Influence of the volume fraction of fibre-reinforced orthotropic composite on the mode-I stress intensity factor

Abstract

In the case of infinite bodies involving self-equilibrating loads, stress intensity factors (SIFs) for isotropic and orthotropic materials are the same. However, when the specimen is bounded, material orthotropy does influence the value of SIFs. Delale and Erdogan evaluated the mode-I SIF by solving singular integral equations numerically and showed that the SIF can be greater than the isotropic material value for certain types of orthotropic materials and can be smaller than the isotropic material value for certain other types of materials.
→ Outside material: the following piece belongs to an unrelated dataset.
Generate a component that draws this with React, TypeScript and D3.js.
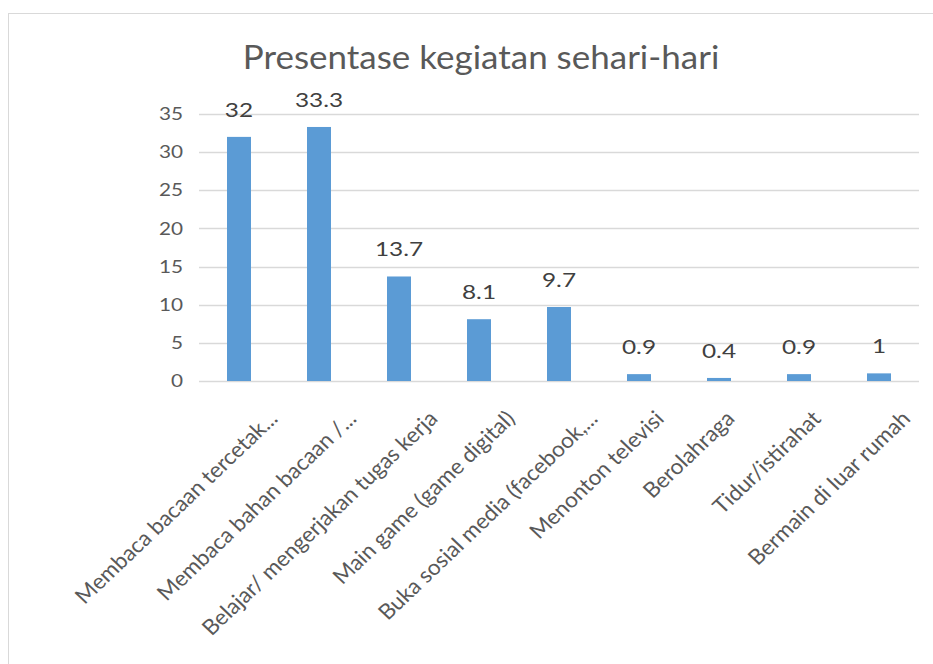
import React from "react";
import * as d3 from "d3";

const title = "Presentase kegiatan sehari-hari";
const categories = [
  "Membaca bacaan tercetak...",
  "Membaca bahan bacaan /...",
  "Belajar/ mengerjakan tugas kerja",
  "Main game (game digital)",
  "Buka sosial media (facebook,...",
  "Menonton televisi",
  "Berolahraga",
  "Tidur/istirahat",
  "Bermain di luar rumah",
];
const values = [32, 33.3, 13.7, 8.1, 9.7, 0.9, 0.4, 0.9, 1];
const yTicks = [0, 5, 10, 15, 20, 25, 30, 35];

const W = 933;
const H = 664;
const FONT = "Lato, 'Open Sans', sans-serif";
const SX = 1.22;

export default function App() {
  const x = d3.scaleBand<string>().domain(categories).range([199, 919]).padding(0);
  const y = d3.scaleLinear().domain([0, 35]).range([381, 114]);
  const bw = x.bandwidth();
  const barW = bw * 0.3;

  return (
    <svg
      width={W}
      height={H}
      style={{ position: "absolute", left: 0, top: 0, display: "block", background: "#fff" }}
    >
      <rect x={8.5} y={13.5} width={W + 20} height={H + 20} fill="#fff" stroke="#D9D9D9" strokeWidth={1} />
      <text
        transform={`translate(481,69) scale(1.06,1)`}
        textAnchor="middle"
        fontFamily={FONT}
        fontSize={33}
        fill="#595959"
      >
        {title}
      </text>
      {yTicks.map((t) => (
        <g key={t}>
          <line x1={199} x2={919} y1={Math.round(y(t)) + 0.5} y2={Math.round(y(t)) + 0.5} stroke="#D9D9D9" strokeWidth={1.3} />
          <text
            transform={`translate(183,${y(t)}) scale(${SX},1)`}
            dy="0.36em"
            textAnchor="end"
            fontFamily={FONT}
            fontSize={17}
            fill="#595959"
          >
            {t}
          </text>
        </g>
      ))}
      {categories.map((c, i) => {
        const cx = (x(c) as number) + bw / 2;
        const v = values[i];
        const off = Math.min(40, 1.55 * c.length);
        return (
          <g key={c}>
            <rect x={cx - barW / 2} y={y(v)} width={barW} height={y(0) - y(v)} fill="#5B9BD5" />
            <text
              transform={`translate(${cx},${y(v) - 20}) scale(${SX},1)`}
              textAnchor="middle"
              fontFamily={FONT}
              fontSize={20}
              fill="#404040"
            >
              {v}
            </text>
            <text
              transform={`translate(${cx + off},${y(0) + 39}) scale(1.05,1) rotate(-45)`}
              textAnchor="end"
              fontFamily={FONT}
              fontSize={21.5}
              fill="#595959"
            >
              {c}
            </text>
          </g>
        );
      })}
    </svg>
  );
}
They also observed that the mode-I SIF is not altered when either the crack is parallel or perpendicular to the fibre. These observations are verified by finite element analysis. The contours of iso-chromatics observable in a photoelasticity experiment are plotted to verify the suitability of finite element (FE) modelling and discretization. Using the FE code developed, the variation of the mode-I SIF for a single-edge notched (SEN) specimen as a function of volume fraction for unidirectional glass fibre-polyester laminate is obtained. The volume fraction is varied from 0.1 to 0.8 and the a/w ratio is varied from 0.1 to 0.8 in steps of 0.1. The contours of isochromatics observable in a photo-orthotropic elasticity experiment are plotted for the case of the a/w ratio of 0.3 as a function of fibre volume fraction.